Why should I seek recognition from that evil gang, or that they take my freedom "into account"? They have no right to touch my freedom in the first place!

<<But still you want “compensation”>>

It's nothing to do with greed: as a middle-income-earner I'll probably end up the same. Rather, it is an acknowledgement that we all deserve to have the minimum UNCONDITIONALLY because society has taken away our freedom to roam the earth without recourse to civilisation and its money. It means that slavery is not on, so nobody should be forced to "work for the dole".

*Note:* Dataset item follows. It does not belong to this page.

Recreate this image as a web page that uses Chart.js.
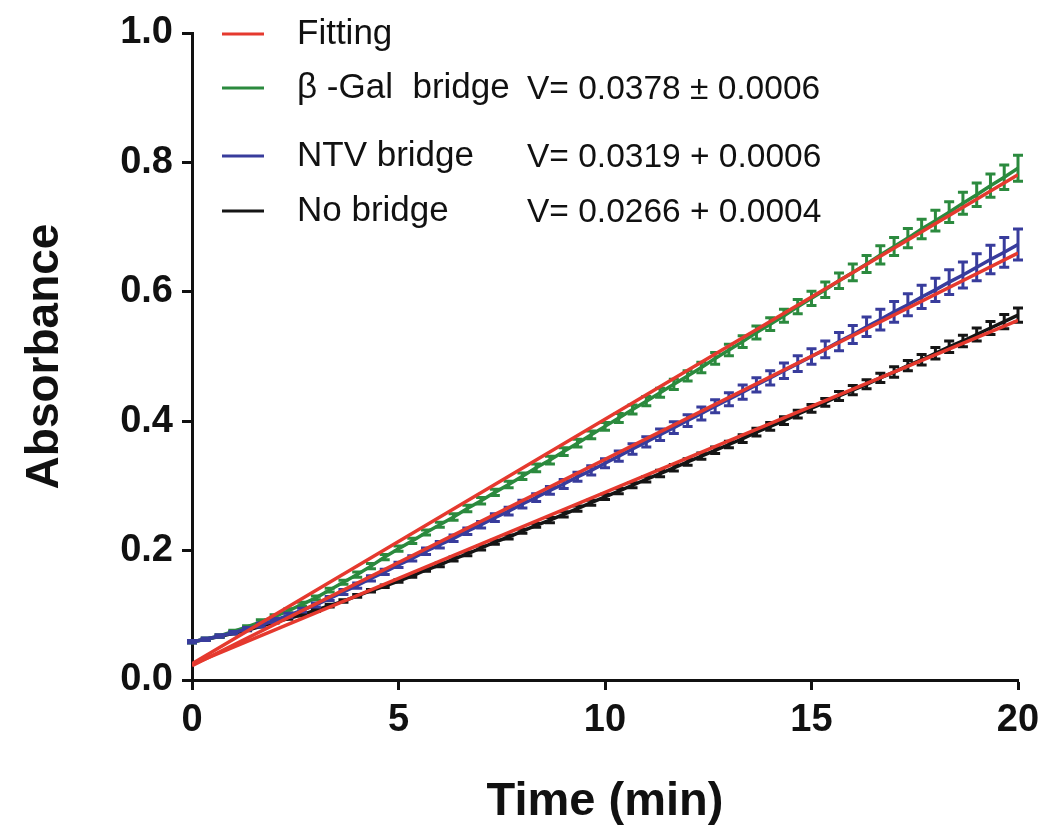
<!DOCTYPE html>
<html>
<head>
<meta charset="utf-8">
<script src="https://cdn.jsdelivr.net/npm/chart.js@4.4.1/dist/chart.umd.min.js"></script>
<style>
  html, body { margin: 0; padding: 0; background: #ffffff; }
  #wrap { width: 1044px; height: 832px; }
</style>
</head>
<body>
<div id="wrap"><canvas id="c" width="1044" height="832"></canvas></div>
<script>
// Readings every 20 s over 20 min (61 points)
const timeMin = Array.from({ length: 61 }, (_, i) => i / 3);

const galBridge = [0.059,0.063,0.068,0.075,0.082,0.090,0.098,0.107,0.117,0.127,0.139,0.151,0.163,0.176,0.190,0.203,
  0.215,0.228,0.240,0.252,0.265,0.277,0.290,0.302,0.315,0.328,0.340,0.353,0.366,0.379,0.392,
  0.405,0.418,0.431,0.444,0.457,0.470,0.483,0.497,0.510,0.523,0.537,0.550,0.563,0.577,0.590,
  0.603,0.617,0.630,0.643,0.657,0.670,0.683,0.697,0.710,0.723,0.737,0.750,0.764,0.777,0.791];
const galErr = [0.002,0.002,0.002,0.002,0.002,0.003,0.003,0.003,0.003,0.003,0.003,0.003,0.004,0.004,0.004,0.004,
  0.004,0.004,0.004,0.005,0.005,0.005,0.005,0.005,0.005,0.006,0.006,0.006,0.006,0.006,0.006,
  0.007,0.007,0.007,0.007,0.008,0.008,0.008,0.009,0.009,0.009,0.010,0.010,0.010,0.011,0.011,
  0.012,0.012,0.013,0.013,0.014,0.014,0.015,0.015,0.016,0.016,0.017,0.018,0.018,0.019,0.020];

const ntvBridge = [0.059,0.063,0.068,0.073,0.079,0.085,0.092,0.100,0.108,0.116,0.126,0.136,0.146,0.157,0.167,0.178,
  0.188,0.199,0.209,0.219,0.230,0.240,0.251,0.261,0.272,0.282,0.293,0.303,0.314,0.324,0.335,
  0.346,0.357,0.368,0.379,0.390,0.401,0.412,0.423,0.434,0.445,0.456,0.467,0.478,0.489,0.500,
  0.511,0.523,0.534,0.546,0.557,0.569,0.580,0.592,0.603,0.615,0.626,0.638,0.650,0.661,0.673];
const ntvErr = [0.002,0.002,0.002,0.002,0.002,0.003,0.003,0.003,0.003,0.003,0.003,0.004,0.004,0.004,0.004,0.004,
  0.004,0.005,0.005,0.005,0.005,0.005,0.006,0.006,0.006,0.006,0.006,0.007,0.007,0.007,0.007,
  0.008,0.008,0.008,0.009,0.009,0.009,0.010,0.010,0.010,0.011,0.011,0.011,0.012,0.012,0.012,
  0.013,0.014,0.014,0.015,0.016,0.016,0.017,0.018,0.018,0.019,0.020,0.021,0.022,0.023,0.024];

const noBridge = [0.059,0.063,0.067,0.072,0.077,0.083,0.089,0.095,0.101,0.108,0.115,0.122,0.130,0.138,0.145,0.153,
  0.161,0.170,0.178,0.187,0.195,0.204,0.213,0.221,0.230,0.239,0.247,0.256,0.265,0.274,0.283,
  0.292,0.301,0.310,0.319,0.328,0.337,0.346,0.355,0.364,0.373,0.383,0.392,0.401,0.411,0.420,
  0.429,0.439,0.448,0.457,0.467,0.476,0.486,0.495,0.505,0.515,0.524,0.534,0.544,0.554,0.564];
const noErr = [0.001,0.001,0.001,0.001,0.001,0.001,0.001,0.001,0.002,0.002,0.002,0.002,0.002,0.002,0.002,0.002,
  0.002,0.002,0.003,0.003,0.003,0.003,0.003,0.003,0.003,0.003,0.004,0.004,0.004,0.004,0.004,
  0.004,0.004,0.004,0.005,0.005,0.005,0.005,0.005,0.005,0.006,0.006,0.006,0.006,0.006,0.006,
  0.006,0.007,0.007,0.007,0.007,0.008,0.008,0.008,0.009,0.009,0.009,0.010,0.010,0.011,0.011];

// Linear fits: slope V (from the labels) and intercept
const seriesNames = ['β -Gal  bridge', 'NTV bridge', 'No bridge'];
const fitSlope = [0.0378, 0.0319, 0.0266];
const fitIntercept = [0.025, 0.022, 0.024];
const velocityText = ['V= 0.0378 ± 0.0006', 'V= 0.0319 + 0.0006', 'V= 0.0266 + 0.0004'];

const xTicks = [0, 5, 10, 15, 20];
const yTicks = [0.0, 0.2, 0.4, 0.6, 0.8, 1.0];

const RED = '#e5392e';
const GREEN = '#2b8a3e';
const BLUE = '#383c9c';
const BLACK = '#151515';
const FONT = '"Liberation Sans", Arial, Helvetica, sans-serif';

const pts = (vals) => vals.map((v, i) => ({ x: timeMin[i], y: v }));
const fitLine = (k) => [
  { x: xTicks[0], y: fitIntercept[k] + fitSlope[k] * xTicks[0] },
  { x: xTicks[xTicks.length - 1], y: fitIntercept[k] + fitSlope[k] * xTicks[xTicks.length - 1] }
];

// Vertical error bars with caps, drawn right after each measured series
const errorBars = {
  id: 'errorBars',
  afterDatasetDraw(chart, args) {
    const ds = chart.data.datasets[args.index];
    if (!ds.errors) return;
    const { ctx, scales: { x, y } } = chart;
    ctx.save();
    ctx.strokeStyle = ds.borderColor;
    ctx.lineWidth = 3;
    const cap = 5;
    ds.data.forEach((p, i) => {
      const e = ds.errors[i];
      const px = x.getPixelForValue(p.x);
      const top = y.getPixelForValue(p.y + e);
      const bot = y.getPixelForValue(p.y - e);
      ctx.beginPath();
      ctx.moveTo(px, top); ctx.lineTo(px, bot);
      ctx.moveTo(px - cap, top); ctx.lineTo(px + cap, top);
      ctx.moveTo(px - cap, bot); ctx.lineTo(px + cap, bot);
      ctx.stroke();
    });
    ctx.restore();
  }
};

// Legend block and rate annotations in the upper-left of the plot
const legendBlock = {
  id: 'legendBlock',
  afterDraw(chart) {
    const { ctx, chartArea } = chart;
    const L = chartArea.left, T = chartArea.top;
    const rows = [
      { label: 'Fitting', color: RED, dy: 1 },
      { label: seriesNames[0], color: GREEN, dy: 55, v: velocityText[0] },
      { label: seriesNames[1], color: BLUE, dy: 123, v: velocityText[1] },
      { label: seriesNames[2], color: BLACK, dy: 178, v: velocityText[2] }
    ];
    ctx.save();
    ctx.textBaseline = 'middle';
    ctx.fillStyle = '#111';
    rows.forEach(r => {
      const yy = T + r.dy;
      ctx.strokeStyle = r.color;
      ctx.lineWidth = 3;
      ctx.beginPath();
      ctx.moveTo(L + 30, yy);
      ctx.lineTo(L + 72, yy);
      ctx.stroke();
      ctx.font = '35px ' + FONT;
      ctx.textAlign = 'left';
      ctx.fillText(r.label, L + 105, yy);
      if (r.v) {
        ctx.font = '33.5px ' + FONT;
        ctx.fillText(r.v, L + 335, yy + 2);
      }
    });
    ctx.restore();
  }
};

const datasets = [];
[0, 1, 2].forEach((k) => datasets.push({
  label: 'Fitting ' + seriesNames[k],
  data: fitLine(k),
  borderColor: RED, borderWidth: 3.5, pointRadius: 0, fill: false, tension: 0
}));
datasets.push({ label: seriesNames[1], data: pts(ntvBridge), errors: ntvErr,
  borderColor: BLUE, borderWidth: 3.5, pointRadius: 0, fill: false, tension: 0 });
datasets.push({ label: seriesNames[0], data: pts(galBridge), errors: galErr,
  borderColor: GREEN, borderWidth: 3.5, pointRadius: 0, fill: false, tension: 0 });
datasets.push({ label: seriesNames[2], data: pts(noBridge), errors: noErr,
  borderColor: BLACK, borderWidth: 3.5, pointRadius: 0, fill: false, tension: 0 });

new Chart(document.getElementById('c'), {
  type: 'line',
  data: { datasets },
  options: {
    responsive: false,
    animation: false,
    devicePixelRatio: 1,
    layout: { padding: { top: 33, right: 26, left: 0, bottom: 0 } },
    plugins: { legend: { display: false }, tooltip: { enabled: false } },
    scales: {
      x: {
        type: 'linear', min: 0, max: 20,
        afterBuildTicks: (s) => { s.ticks = xTicks.map(v => ({ value: v })); },
        afterFit: (s) => { s.height = 152; s.paddingLeft = 0; s.paddingRight = 0; },
        ticks: { color: '#111', font: { family: FONT, size: 38, weight: 'bold' }, padding: 8, maxRotation: 0 },
        grid: { drawOnChartArea: false, drawTicks: true, tickLength: 10, tickWidth: 3, tickColor: '#111' },
        border: { display: true, width: 3, color: '#111' },
        title: { display: true, text: 'Time (min)', color: '#111',
          font: { family: FONT, size: 47, weight: 'bold' }, padding: { top: 0, bottom: 2 } }
      },
      y: {
        type: 'linear', min: 0, max: 1,
        afterBuildTicks: (s) => { s.ticks = yTicks.map(v => ({ value: v })); },
        afterFit: (s) => { s.width = 192; s.paddingTop = 0; s.paddingBottom = 0; },
        ticks: { color: '#111', font: { family: FONT, size: 38, weight: 'bold' }, padding: 9,
          callback: (v) => Number(v).toFixed(1) },
        grid: { drawOnChartArea: false, drawTicks: true, tickLength: 10, tickWidth: 3, tickColor: '#111' },
        border: { display: true, width: 3, color: '#111' },
        title: { display: true, text: 'Absorbance', color: '#111',
          font: { family: FONT, size: 46, weight: 'bold' }, padding: { top: 18, bottom: 0 } }
      }
    }
  },
  plugins: [errorBars, legendBlock]
});
</script>
</body>
</html>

One day, when human-population declines sufficiently (either willingly; through some catastrophe; or both), it will be possible again to live without money or "property", but meanwhile, property is very important for protecting our dignity. When used properly (rather than commercially), it means that "my home is my castle", that we (either individually; as families; or as independent communities or tribes) are sovereign on our own land, that we may take refuge there and others (including government!) may not enter and disrupt our privacy and lifestyle. The problem is not the existence of property, but rather that it is not truly respected (other than as a commercial commodity).

If your NTW concept is adopted by government, do you really think you will have any sovereignty over your space and your life? No! The government will keep entering your home to check whether you indeed have a veggie-garden and how many hours you put into it. That's not freedom!

With negative-income-tax, OTOH, no questions will be asked and you'll be free to enter into NTW-arrangements with any interested land-owner by any terms you both agree on.

I have not pointed my finger at immigration or in any other direction. The world as a whole is overcrowded and therefore poor: the 3rd-world is materially-poor and the 1st-world spiritually-poor. Neither should replace itself and both can escape their poverty by stopping having babies.